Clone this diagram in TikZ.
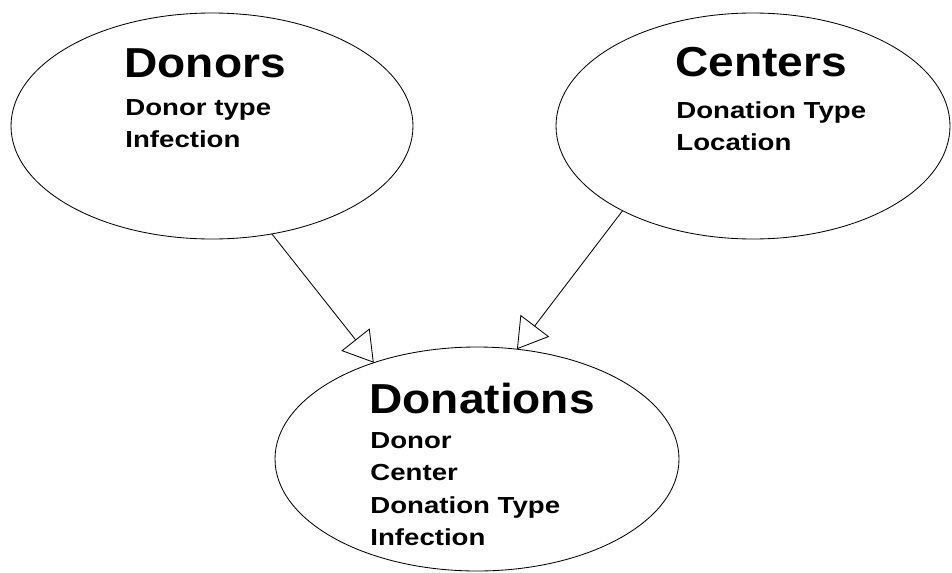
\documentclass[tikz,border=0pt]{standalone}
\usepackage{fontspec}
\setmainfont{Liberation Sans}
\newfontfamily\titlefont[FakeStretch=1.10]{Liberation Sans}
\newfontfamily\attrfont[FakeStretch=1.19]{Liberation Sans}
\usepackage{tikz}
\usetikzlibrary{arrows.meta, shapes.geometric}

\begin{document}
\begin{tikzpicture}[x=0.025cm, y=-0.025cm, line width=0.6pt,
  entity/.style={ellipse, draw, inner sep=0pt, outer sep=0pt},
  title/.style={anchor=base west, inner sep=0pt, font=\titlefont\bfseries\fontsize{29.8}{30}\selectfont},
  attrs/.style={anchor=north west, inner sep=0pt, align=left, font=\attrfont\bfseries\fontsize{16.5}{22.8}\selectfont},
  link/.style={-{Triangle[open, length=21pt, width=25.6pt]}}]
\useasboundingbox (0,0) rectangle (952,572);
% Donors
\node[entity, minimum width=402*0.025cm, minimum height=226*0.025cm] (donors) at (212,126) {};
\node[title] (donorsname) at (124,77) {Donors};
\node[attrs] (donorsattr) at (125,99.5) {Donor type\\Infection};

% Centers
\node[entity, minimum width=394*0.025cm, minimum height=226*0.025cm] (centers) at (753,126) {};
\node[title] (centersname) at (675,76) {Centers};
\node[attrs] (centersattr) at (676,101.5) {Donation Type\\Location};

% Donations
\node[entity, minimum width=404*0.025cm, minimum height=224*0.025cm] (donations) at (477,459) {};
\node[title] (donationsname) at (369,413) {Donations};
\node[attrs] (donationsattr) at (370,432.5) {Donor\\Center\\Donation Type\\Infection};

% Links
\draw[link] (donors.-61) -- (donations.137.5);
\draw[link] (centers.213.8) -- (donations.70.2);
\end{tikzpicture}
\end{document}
---+---
> _Exercise details_
Reproduce the whole listing above word for word, but not its pictures.

> _Task response_
Clone this diagram in TikZ.
\documentclass[tikz,border=0pt]{standalone}
\usepackage{fontspec}
\setmainfont{Liberation Sans}
\newfontfamily\titlefont[FakeStretch=1.10]{Liberation Sans}
\newfontfamily\attrfont[FakeStretch=1.19]{Liberation Sans}
\usepackage{tikz}
\usetikzlibrary{arrows.meta, shapes.geometric}

\begin{document}
\begin{tikzpicture}[x=0.025cm, y=-0.025cm, line width=0.6pt,
  entity/.style={ellipse, draw, inner sep=0pt, outer sep=0pt},
  title/.style={anchor=base west, inner sep=0pt, font=\titlefont\bfseries\fontsize{29.8}{30}\selectfont},
  attrs/.style={anchor=north west, inner sep=0pt, align=left, font=\attrfont\bfseries\fontsize{16.5}{22.8}\selectfont},
  link/.style={-{Triangle[open, length=21pt, width=25.6pt]}}]
\useasboundingbox (0,0) rectangle (952,572);
% Donors
\node[entity, minimum width=402*0.025cm, minimum height=226*0.025cm] (donors) at (212,126) {};
\node[title] (donorsname) at (124,77) {Donors};
\node[attrs] (donorsattr) at (125,99.5) {Donor type\\Infection};

% Centers
\node[entity, minimum width=394*0.025cm, minimum height=226*0.025cm] (centers) at (753,126) {};
\node[title] (centersname) at (675,76) {Centers};
\node[attrs] (centersattr) at (676,101.5) {Donation Type\\Location};

% Donations
\node[entity, minimum width=404*0.025cm, minimum height=224*0.025cm] (donations) at (477,459) {};
\node[title] (donationsname) at (369,413) {Donations};
\node[attrs] (donationsattr) at (370,432.5) {Donor\\Center\\Donation Type\\Infection};

% Links
\draw[link] (donors.-61) -- (donations.137.5);
\draw[link] (centers.213.8) -- (donations.70.2);
\end{tikzpicture}
\end{document}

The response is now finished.